Track one on this disc titled The Switch boasts smooth dreamy vocals which remind me slightly of the equally talented Liam Finn. A simple yet haunting path with a light dusting of musical genius is followed - slowly built up as the album continues. Tracks like Bad Blood and Marvellous Year are standouts for me as musically, they take on a light hearted life of their own making me imagine singing along to them on a road trip around the country with friends.

I must say though, I was a little dissapointed when I first layed ears on Bathe In The River. It starts out fine, but as the chorus comes up, the song seems to become a little disjointed. McGlashan hits notes that I’m not completely convinced are right for him and to be honest, put a bit of a damper on the entire tune. Maybe it’s because I’ve heard Hollie Smith’s more soulful version so many times on the television and radio?

Making up for that slight tragedy are You’re The Song and Everything’s Broken; Life’s So Sweet. They’re beautifully put together and perfectly show off McGlashan’s skills on the guitar along with his usual smashing vocals. With an almost Country Calendar theme tune kind of ambience about them, it’s hard not to feel at home listening to these tracks.

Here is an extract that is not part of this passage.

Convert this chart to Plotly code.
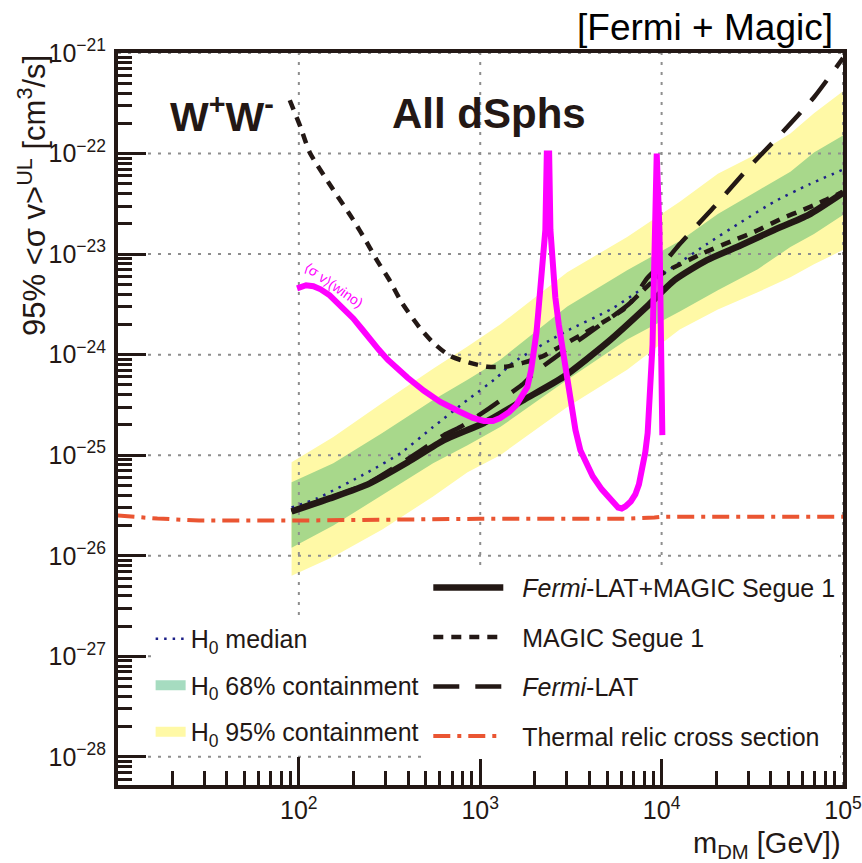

Radio Programmer along with C2006P1 (Make Yourself At Home) are a lot jazzier than the rest of the songs on the album. I’ve got to say, this did come as quite the surprise and made me wonder what else this old time rocker has up his sleeve that we don’t know about. Perhaps that has been his plan all along? Whatever it is, I’m sure we’ll be hearing a lot more from McGlashan in the future with an album like this under his belt.